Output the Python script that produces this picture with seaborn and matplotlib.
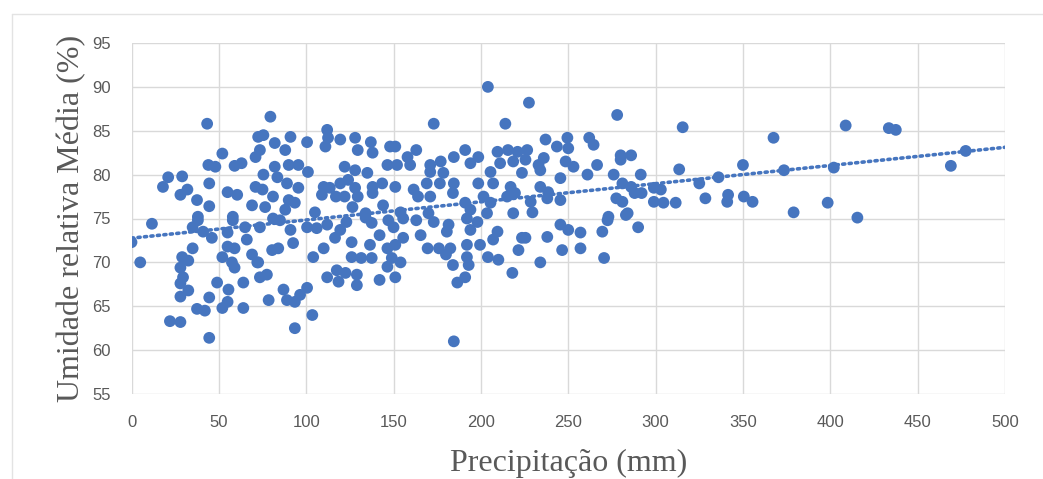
import numpy as np
import pandas as pd
import seaborn as sns
import matplotlib.pyplot as plt

# valores
precip = [0, 5, 11.7, 18, 21, 29, 43.3, 52, 44, 48, 59, 63, 71, 72.5, 44.5, 32, 28, 37.5, 44.5, 55,
          60.5, 69, 38, 58, 71,
          35, 38, 41, 46, 35, 29, 32.5, 28, 29.5, 28, 32.5, 28, 22, 28, 37.5, 42, 44.5, 44.5, 49, 52,
          55, 55.5, 64, 64, 52, 55, 57.5, 59, 59, 55, 58, 65, 66, 69, 72, 73.5,
          79.5, 75.5, 73.5, 82, 91, 88, 100.5, 82, 90, 95.5, 101, 75.5, 83.5, 89, 95.5, 75, 81, 90,
          76.5, 88, 93.5, 105, 112, 112.5, 111, 119.5, 128, 137, 129.5, 138, 148, 122, 128, 135,
          146.5, 110, 113.5, 119.5, 124, 128, 138, 143.5, 109, 117, 122, 129.5, 138, 126.5, 134, 144,
          73.5, 81, 85, 91, 92.5, 80.5, 84, 72.5, 77.5, 78.5, 87, 89, 93.5, 96.5, 100.5, 103.5, 93.5,
          100.5, 106, 112, 104, 110, 116.5, 119.5, 123, 126, 126, 131.5, 137.5, 136.5, 142, 137.5,
          134, 147, 146.5, 146.5, 142, 112, 117.5, 118.5, 122.5, 129, 129,
          173, 204, 227.5, 214, 151, 158, 163, 152, 159.5, 171, 177, 184.5, 191, 198.5, 194, 209.5,
          215.5, 221, 211, 218.5, 225.5, 171, 178.5, 151, 161.5, 169, 176.5, 184.5, 198.5, 205.5,
          207, 217, 223.5, 164, 171, 184, 191, 201.5, 205.5, 215, 219.5, 154, 170, 194, 203.5, 218.5,
          155.5, 163, 173, 181.5, 192, 198, 150, 155.5, 151, 165.5, 180.5, 194, 169.5, 176, 182.5,
          180, 192, 199.5, 207, 209.5, 223.5, 221.5, 192, 184, 193, 204, 210, 218, 154, 151, 149,
          191, 186.5, 184.5,
          278, 237, 243.5, 249.5, 250, 226.5, 262, 264.5, 236, 233, 234, 248.5, 253, 266.5, 280,
          286, 280, 261, 276, 291.5, 234, 238.5, 245.5, 238, 245.5, 228.5, 229.5, 281, 286, 288,
          292, 299, 277.5, 281, 299, 284, 273,
          245.5, 250, 257, 272.5, 269.5, 283, 290, 225.5, 238, 246.5, 257, 234, 270.5,
          315.5, 367.5, 313.5, 350, 373.5, 336, 325, 303, 304.5, 311.5, 328.5, 341.5, 341, 350.5,
          355.5, 379,
          408.8, 433.5, 437.5, 477.5, 469, 402, 398.5, 415.5]

umidade = [72.3, 70, 74.4, 78.6, 79.7, 79.8, 85.8, 82.4, 81.1, 80.9, 81, 81.3, 82, 84.3, 79, 78.3,
           77.7, 77.1, 76.4, 78, 77.7, 76.5, 75.2, 75.2, 78.6,
           74, 74.8, 73.5, 72.8, 71.6, 70.6, 70.2, 69.4, 68.3, 67.6, 66.8, 66.1, 63.3, 63.2, 64.7,
           64.5, 66, 61.4, 67.7, 64.8, 65.5, 66.9, 67.7, 64.8, 70.6, 71.8, 70, 69.4, 71.6, 73.4,
           74.8, 74, 72.6, 70.9, 70, 68.3,
           86.6, 84.5, 82.8, 83.6, 84.3, 82.8, 83.7, 80.9, 81.1, 81.1, 80.3, 80, 79.7, 79, 78.5,
           78.3, 77.5, 77.1, 76.3, 76, 76.8, 75.7, 85.1, 84.2, 83.2, 84, 84.2, 83.7, 82.8, 82.5,
           83.2, 80.9, 80.5, 80.2, 81.1, 78.6, 78.5, 79, 79.4, 78.5, 78.6, 79, 77.7, 77.5, 77.5,
           77.5, 77.9, 76.3, 75.6, 76.5,
           74, 75, 74.8, 73.7, 72.2, 71.4, 71.6, 70, 68.6, 65.7, 66.9, 65.7, 65.5, 66.3, 67.1, 64,
           62.5, 74, 73.9, 74.3, 70.6, 71.6, 72.8, 73.7, 74.6, 72.3, 70.6, 70.5, 70.5, 72, 73.1,
           74.5, 75.1, 74.8, 71.6, 69.5, 68, 68.3, 69.1, 67.8, 68.8, 68.6, 67.4,
           85.8, 90, 88.2, 85.8, 83.2, 82, 82.8, 81.1, 81.1, 81.1, 81.5, 82, 82.8, 82, 81.3, 82.6,
           82.8, 82.6, 81.3, 81.5, 81.7, 80.3, 80.2, 78.6, 78.3, 79, 79, 79, 79, 80.3, 79, 78.6,
           80.2, 77.5, 77.5, 77.9, 76.8, 77.5, 76.8, 77.5, 77.9, 75.7, 75.6, 76, 75.6, 75.6,
           75, 74.8, 74.6, 74.3, 75, 74.6, 74, 72.8, 72, 73.1, 73.5, 73.7, 71.6, 71.6, 71.6, 70.9,
           72, 72, 72.6, 73.5, 72.8, 71.4, 70.6, 69.7, 69.7, 70.6, 70.3, 68.8, 70, 68.3, 70.5,
           68.3, 67.7, 61,
           86.8, 84, 83.2, 84.2, 83, 82.8, 84.2, 83.4, 81.9, 81.1, 80.5, 81.5, 80.9, 81.1, 82.2,
           82.2, 81.7, 80, 80, 80, 78.6, 78, 79.6, 77.3, 77.1, 76.9, 75.7, 79, 78.6, 77.9, 77.9,
           78.5, 77.3, 76.9, 76.9, 75.6, 75.2,
           74.3, 73.7, 73.4, 74.8, 73.5, 75.4, 74, 72.8, 72.9, 71.4, 71.6, 70, 70.5,
           85.4, 84.2, 80.6, 81.1, 80.5, 79.7, 79, 78.3, 76.8, 76.8, 77.3, 77.7, 76.9, 77.5, 76.9,
           75.7,
           85.6, 85.3, 85.1, 82.7, 81, 80.8, 76.8, 75.1]

df = pd.DataFrame({'precip': precip, 'umidade': umidade})

sns.set_style("white")
plt.rcParams['font.family'] = ['Liberation Sans', 'DejaVu Sans']

blue = '#4675bf'
grey = '#595959'

fig = plt.figure(figsize=(10.43, 4.79), dpi=100)
ax = fig.add_axes([131.5 / 1043, 1 - 394 / 479, 873.5 / 1043, 351 / 479])
ax.set_xlim(0, 500)
ax.set_ylim(55, 95)

sns.scatterplot(x='precip', y='umidade', data=df, ax=ax, color=blue, s=72,
                edgecolor='none', zorder=3)
sns.regplot(x='precip', y='umidade', data=df, ax=ax, scatter=False, ci=None,
            truncate=False, line_kws={'color': blue, 'lw': 2.6, 'linestyle': (0, (0.6, 1.2)),
                                      'dash_capstyle': 'round', 'zorder': 4})

ax.set_xlim(0, 500)
ax.set_ylim(55, 95)
ax.set_xticks(range(0, 501, 50))
ax.set_yticks(range(55, 96, 5))
ax.grid(True, color='#d9d9d9', lw=1)
ax.set_axisbelow(True)
for s in ax.spines.values():
    s.set_visible(False)
ax.tick_params(length=0, pad=15, labelsize=12, labelcolor=grey)

ax.set_xlabel('Precipitação (mm)', family='Liberation Serif', fontsize=23, color=grey,
              labelpad=14)
ax.set_ylabel('Umidade relativa Média (%)', family='Liberation Serif', fontsize=23,
              color=grey, labelpad=4)

# moldura clara do gráfico
fig.add_artist(plt.Line2D([12 / 1043, 1], [1 - 14 / 479] * 2, color='#e3e3e3', lw=1))
fig.add_artist(plt.Line2D([12 / 1043] * 2, [0, 1 - 14 / 479], color='#e3e3e3', lw=1))

fig.savefig('out.png', dpi=100)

_ _ _ _

__Stated problem__. In the data above, please extract the lines from the first one through the line with "import matplotlib.pyplot as plt", exactly, and keep pictures out.

__Solution to this problem__.
Output the Python script that produces this picture with seaborn and matplotlib.
import numpy as np
import pandas as pd
import seaborn as sns
import matplotlib.pyplot as plt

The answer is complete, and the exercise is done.